Work to complete> Only the lines from the start of the data through the line containing "plt.rcParams['mathtext.it'] = 'Liberation" should be written out, exactly as they are, with both ends included and the pictures left out.

Dataset content>
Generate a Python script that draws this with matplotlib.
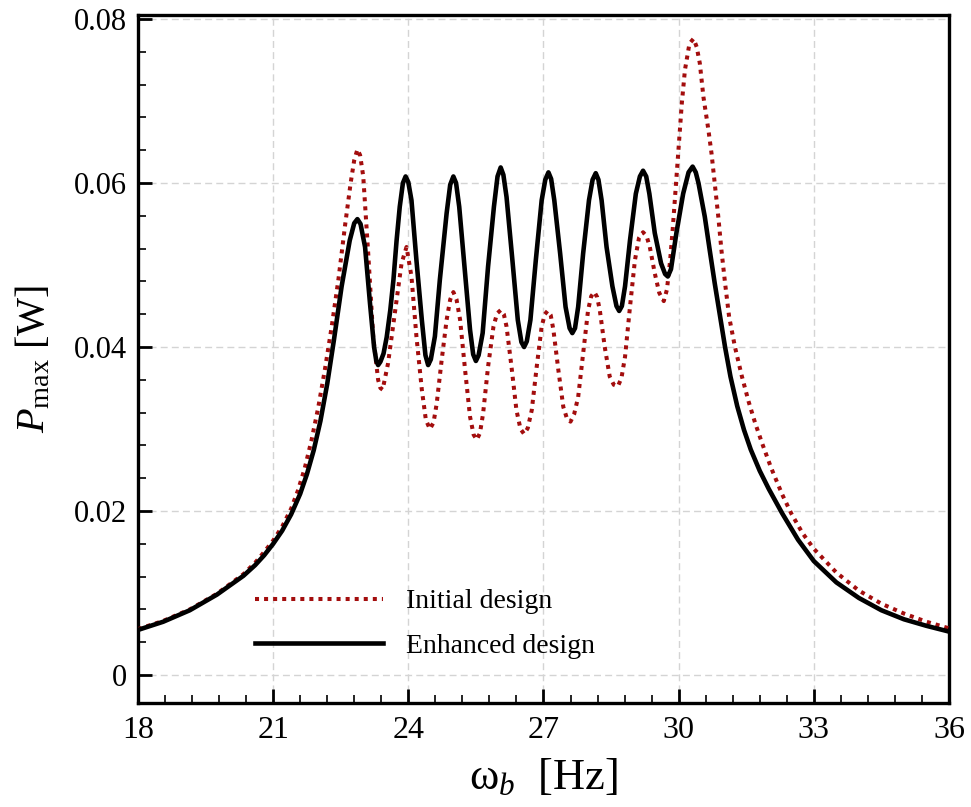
import matplotlib
matplotlib.use("Agg")
import matplotlib.pyplot as plt
from matplotlib.lines import Line2D

plt.rcParams['font.family'] = ['Liberation Serif', 'DejaVu Serif']
plt.rcParams['mathtext.fontset'] = 'custom'
plt.rcParams['mathtext.rm'] = 'Liberation Serif'
plt.rcParams['mathtext.it'] = 'Liberation Serif:italic'

# ---- data ----
freq_enhanced = [18.00, 18.56, 19.15, 19.75, 20.34, 20.60, 20.80, 21.00, 21.20, 21.40,
                 21.60, 21.75, 21.90, 22.05, 22.20, 22.35, 22.52, 22.70, 22.80, 22.87,
                 22.94, 23.04, 23.15, 23.24, 23.29, 23.33, 23.38, 23.45, 23.52, 23.60,
                 23.67, 23.74, 23.81, 23.88, 23.94, 24.00, 24.07, 24.18, 24.30, 24.38,
                 24.44, 24.50, 24.59, 24.70, 24.85, 24.93, 25.00, 25.06, 25.13, 25.26,
                 25.37, 25.44, 25.50, 25.56, 25.65, 25.77, 25.90, 25.98, 26.05, 26.11,
                 26.18, 26.31, 26.43, 26.51, 26.57, 26.63, 26.71, 26.83, 26.96, 27.04,
                 27.11, 27.17, 27.24, 27.37, 27.49, 27.58, 27.64, 27.70, 27.77, 27.88,
                 28.01, 28.09, 28.16, 28.22, 28.29, 28.40, 28.53, 28.62, 28.68, 28.74,
                 28.81, 28.92, 29.05, 29.14, 29.21, 29.28, 29.35, 29.47, 29.61, 29.70,
                 29.76, 29.83, 29.95, 30.10, 30.22, 30.31, 30.38, 30.44, 30.58, 30.69,
                 30.80, 30.92, 31.03, 31.15, 31.30, 31.45, 31.60, 31.80, 32.00, 32.30,
                 32.65, 33.00, 33.50, 34.00, 34.50, 35.00, 35.50, 36.00]
power_enhanced = [0.0055, 0.0065, 0.0079, 0.0098, 0.0121, 0.0134, 0.0146, 0.0160, 0.0176, 0.0196,
                  0.0221, 0.0245, 0.0274, 0.0310, 0.0355, 0.0409, 0.0474, 0.0530, 0.0551, 0.0556,
                  0.0550, 0.0522, 0.0453, 0.0400, 0.0383, 0.0378, 0.0382, 0.0392, 0.0412, 0.0445,
                  0.0482, 0.0530, 0.0571, 0.0600, 0.0608, 0.0601, 0.0579, 0.0506, 0.0433, 0.0390,
                  0.0378, 0.0385, 0.0413, 0.0482, 0.0563, 0.0598, 0.0608, 0.0600, 0.0571, 0.0490,
                  0.0421, 0.0391, 0.0383, 0.0390, 0.0417, 0.0498, 0.0571, 0.0608, 0.0619, 0.0610,
                  0.0583, 0.0506, 0.0433, 0.0406, 0.0400, 0.0407, 0.0433, 0.0506, 0.0579, 0.0604,
                  0.0613, 0.0605, 0.0579, 0.0514, 0.0449, 0.0423, 0.0417, 0.0423, 0.0449, 0.0514,
                  0.0579, 0.0604, 0.0612, 0.0604, 0.0579, 0.0522, 0.0474, 0.0450, 0.0444, 0.0450,
                  0.0474, 0.0530, 0.0587, 0.0608, 0.0615, 0.0608, 0.0587, 0.0539, 0.0502, 0.0489,
                  0.0486, 0.0495, 0.0539, 0.0587, 0.0613, 0.0620, 0.0613, 0.0600, 0.0559, 0.0518,
                  0.0478, 0.0437, 0.0400, 0.0364, 0.0328, 0.0299, 0.0275, 0.0249, 0.0227, 0.0197,
                  0.0165, 0.0139, 0.0113, 0.0094, 0.0079, 0.0068, 0.0060, 0.0053]

freq_initial = [18.00, 18.56, 19.15, 19.75, 20.34, 20.60, 20.80, 21.00, 21.20, 21.40,
                21.55, 21.70, 21.85, 22.00, 22.15, 22.30, 22.45, 22.60, 22.72, 22.80,
                22.87, 22.93, 23.00, 23.11, 23.22, 23.33, 23.38, 23.43, 23.55, 23.70,
                23.85, 23.96, 24.07, 24.18, 24.30, 24.39, 24.48, 24.56, 24.63, 24.74,
                24.85, 24.93, 25.00, 25.07, 25.15, 25.26, 25.37, 25.45, 25.52, 25.59,
                25.66, 25.77, 25.89, 25.97, 26.05, 26.12, 26.18, 26.29, 26.40, 26.49,
                26.57, 26.65, 26.74, 26.85, 26.96, 27.03, 27.09, 27.16, 27.22, 27.33,
                27.44, 27.52, 27.60, 27.68, 27.77, 27.88, 27.99, 28.06, 28.13, 28.19,
                28.25, 28.36, 28.47, 28.56, 28.65, 28.73, 28.81, 28.92, 29.03, 29.12,
                29.21, 29.29, 29.36, 29.47, 29.57, 29.67, 29.74, 29.81, 29.87, 29.93,
                29.99, 30.07, 30.14, 30.24, 30.33, 30.40, 30.47, 30.55, 30.66, 30.73,
                30.80, 30.88, 30.95, 31.03, 31.12, 31.25, 31.40, 31.55, 31.70, 31.85,
                32.05, 32.30, 32.50, 32.75, 33.00, 33.50, 34.00, 34.50, 35.00, 35.50,
                36.00]
power_initial = [0.0056, 0.0066, 0.0080, 0.0099, 0.0123, 0.0137, 0.0150, 0.0164, 0.0181, 0.0203,
                 0.0225, 0.0252, 0.0286, 0.0326, 0.0373, 0.0425, 0.0483, 0.0550, 0.0600, 0.0628,
                 0.0641, 0.0634, 0.0608, 0.0514, 0.0413, 0.0360, 0.0350, 0.0348, 0.0380, 0.0441,
                 0.0502, 0.0522, 0.0486, 0.0413, 0.0348, 0.0311, 0.0300, 0.0308, 0.0331, 0.0384,
                 0.0433, 0.0458, 0.0467, 0.0458, 0.0433, 0.0372, 0.0315, 0.0293, 0.0287, 0.0295,
                 0.0319, 0.0376, 0.0425, 0.0441, 0.0445, 0.0440, 0.0425, 0.0376, 0.0323, 0.0300,
                 0.0294, 0.0301, 0.0323, 0.0376, 0.0425, 0.0440, 0.0444, 0.0439, 0.0421, 0.0372,
                 0.0327, 0.0313, 0.0309, 0.0318, 0.0339, 0.0392, 0.0445, 0.0462, 0.0467, 0.0461,
                 0.0445, 0.0400, 0.0364, 0.0354, 0.0352, 0.0362, 0.0388, 0.0449, 0.0506, 0.0533,
                 0.0540, 0.0535, 0.0522, 0.0490, 0.0466, 0.0456, 0.0470, 0.0505, 0.0545, 0.0590,
                 0.0636, 0.0697, 0.0738, 0.0770, 0.0776, 0.0766, 0.0746, 0.0705, 0.0665, 0.0636,
                 0.0600, 0.0559, 0.0518, 0.0478, 0.0437, 0.0400, 0.0365, 0.0334, 0.0307, 0.0283,
                 0.0253, 0.0220, 0.0197, 0.0173, 0.0154, 0.0125, 0.0103, 0.0087, 0.0075, 0.0065,
                 0.0057]

x_ticks = [18, 21, 24, 27, 30, 33, 36]
x_tick_labels = ["18", "21", "24", "27", "30", "33", "36"]
y_ticks = [0, 0.02, 0.04, 0.06, 0.08]
y_tick_labels = ["0", "0.02", "0.04", "0.06", "0.08"]
legend_labels = ["Initial design", "Enhanced design"]

RED = '#A30D0D'
dot_style = (0, (1, 1.25))

fig = plt.figure(figsize=(9.71, 8.07), dpi=100)
ax = fig.add_axes([0.1421, 0.12887, 0.83522, 0.85254])

ax.plot(freq_initial, power_initial, color=RED, lw=2.9, linestyle=dot_style, zorder=3)
ax.plot(freq_enhanced, power_enhanced, color='black', lw=3.3, solid_joinstyle='round', zorder=4)

ax.set_xlim(18, 36)
ax.set_ylim(-0.00341, 0.08049)

ax.set_xticks(x_ticks)
ax.set_xticklabels(x_tick_labels)
ax.set_yticks(y_ticks)
ax.set_yticklabels(y_tick_labels)
ax.set_xticks([v for v in [18 + 0.6 * i for i in range(31)] if all(abs(v - t) > 1e-6 for t in x_ticks)], minor=True)
ax.set_yticks([0.004 * i for i in range(21) if i % 5 != 0], minor=True)

ax.tick_params(which='major', direction='in', length=10, width=2, top=False, right=False)
ax.tick_params(which='minor', direction='in', length=5.5, width=1.2, top=False, right=False)
ax.tick_params(axis='y', which='major', labelsize=22, pad=8)
ax.tick_params(axis='x', which='major', labelsize=23, pad=9)

for s in ax.spines.values():
    s.set_linewidth(2.4)

ax.grid(True, which='major', color='#d4d4d4', linestyle=(0, (5, 3)), linewidth=1.0, zorder=0)
ax.set_axisbelow(True)

ax.set_xlabel("ω$_{b}$  [Hz]", fontsize=32, labelpad=9)
ax.set_ylabel("$P_{\\mathrm{max}}$ [W]", fontsize=29, labelpad=15)

handles = [Line2D([], [], color=RED, lw=2.9, linestyle=dot_style),
           Line2D([], [], color='black', lw=3.3)]
ax.legend(handles, legend_labels, loc='upper left', bbox_to_anchor=(0.1443, 0.1657),
          frameon=False, fontsize=20, handlelength=4.6, handletextpad=0.85,
          labelspacing=0.69, borderpad=0, borderaxespad=0)

fig.savefig("out.png", dpi=100)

Task result>
Generate a Python script that draws this with matplotlib.
import matplotlib
matplotlib.use("Agg")
import matplotlib.pyplot as plt
from matplotlib.lines import Line2D

plt.rcParams['font.family'] = ['Liberation Serif', 'DejaVu Serif']
plt.rcParams['mathtext.fontset'] = 'custom'
plt.rcParams['mathtext.rm'] = 'Liberation Serif'
plt.rcParams['mathtext.it'] = 'Liberation Serif:italic'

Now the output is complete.